A new year, new group members
We're delighted to welcome two new members to the group this year! Ruizhi joins us as a PDRA from Queen Mary, University of London and will be working on developing new ways of describing crystal structures for use in machine learning. Ellie joins us for her final year Chemical Physics project looking at the effect of oxide doping on the electronic properties of niobium oxyfuorides. Welcome to them both!
PDRA Position
We're hiring a postdoctoral researcher! If you are interested in combining machine learning with crystallography in order to discover new materials, please apply for our PDRA position funded by the AI3SD network. Closing date 3rd August 2020.
https://www.vacancies.ed.ac.uk/pls/corehrrecruit/erq_jobspec_version_4.jobspec?p_id=052601
Electronic origin of negative thermal expansion in vanadium oxyphosphate
We have studied the negative thermal expansion (NTE) behaviour of oxyphosphate V2OPO4 over a wide temperature range using X-ray and neutron diffraction, and have discovered that the NTE arises due to an electronic charge ordering transition from a larger-volume charge-ordered phase to a smaller-volume charge-disordered phase as temperature increases. The highly anisotropic thermal expansion is dominated by the difference in size of V2+ and V3+, with NTE most apparent along the directions of face-sharing octahedral chains. This material is unusual in remaining semi-conducting throughout the charge order transition, in contrast to many other electronically-driven NTE materials.
E. Pachoud, J. Cumby, J.Wright, B. Raguž, R. Glaum and J. P. Attfield, Electronic origin of negative thermal expansion in V2OPO4, Chemical Communications, 56, 2020, 6523.
Site-selective doping of ordered charge states in magnetite
We report the effect of iron off-stoichiometry in magnetite (Fe3-xO4) on the charge-ordering (Verwey) transition, and the underlying changes in crystal structure. Our detailed analysis reveals that oxidation from Fe2+ to Fe3+ preferentially occurs at one crystallographic site, while the rest of the charge-ordered structure remains intact. This new 'charge order within a charge order' phenomenom is driven by the unusual electronic trimeron distribution around the special site, causing a locally distinct ionisation potential.
E. Pachoud, J. Cumby, G. Perversi, J. P. Wright and J. P. Attfield, Site-selective doping of ordered charge states in magnetite, Nature Communications, 11, 2020, 1671.
Review: Machine learning descriptors to unify molecular and bulk systems
To use machine learning techniques to understand (and predict) structure-property relationships within chemistry, it is first necessary to represent the chemical structure in a computer-readable way. In this perspective review, we outline some of the state-of-the-art methods used to represent structure with applications both for molecular and extended solid systems. We also suggest future areas of focus in the field in order to bridge the divide between machine learning in small molecules and crystalline solids.

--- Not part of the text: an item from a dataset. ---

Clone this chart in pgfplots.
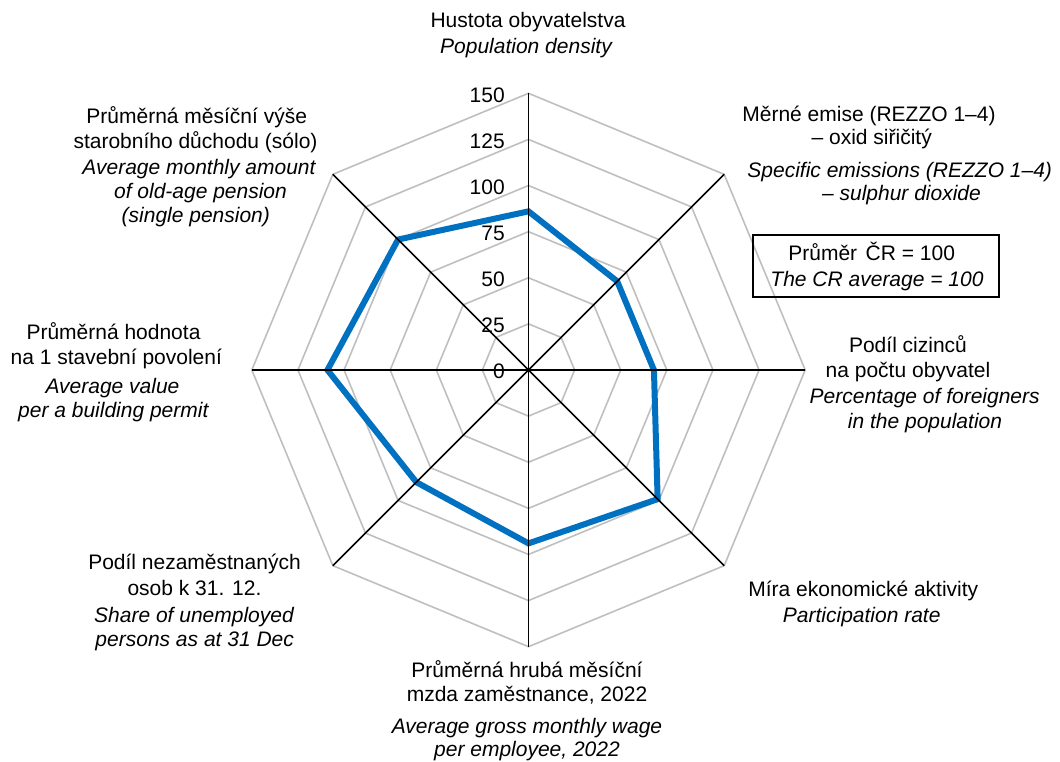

K. Rossi and J. Cumby, Representations and descriptors unifying the study of molecular and bulk systems, International Journal of Quantum Chemistry, 120, 2020, e26151.
Co-emergence of magnetic order and structural fluctuations in magnetite
We report high-temperature analysis of the local structure in magnetite, Fe3O4, which reveals that the low-temperature Verwey state (defined by charge ordering and trimeron bonding) persists (on a local scale) to an astonishing 850 K, the magnetic Curie temperature. This confirms that local Fe-Fe trimeron bonding arises due to magnetic ordering, far above their long-range observation (the Verwey transition).
G. Perversi, E. Pachoud, J. Cumby, J.M. Hudspeth, J.P. Wright, S.A.J. Kimber and J.P. Attfield, Co-emergence of magnetic order and structural fluctuations in magnetite, Nature Communications, 10, 2019, 2857.
PhD Studentship Available
A fully-funded (fees and stipend) PhD studentship in the discovery of functional mixed anion materials is available with the functional materials group. The project will combine experimental solid state chemistry with data-driven computational approaches to generate new transition metal oxyfluoride materials.
Further details are available, and interested candidates should contact Dr James Cumby (james.cumby@ed.ac.uk) directly.
James presents at Machine Learning for Materials Science (ML4MS), Helsinki
James travelled to Aalto University, Helsinki to the third Machine Learning for Materials Science (ML4MS) workshop. This interdisciplinary workshop covered a huge range of applications of machine learning to materials science, and James was delighted to be awarded the ‘Best Talk by a Young Investigator’ prize.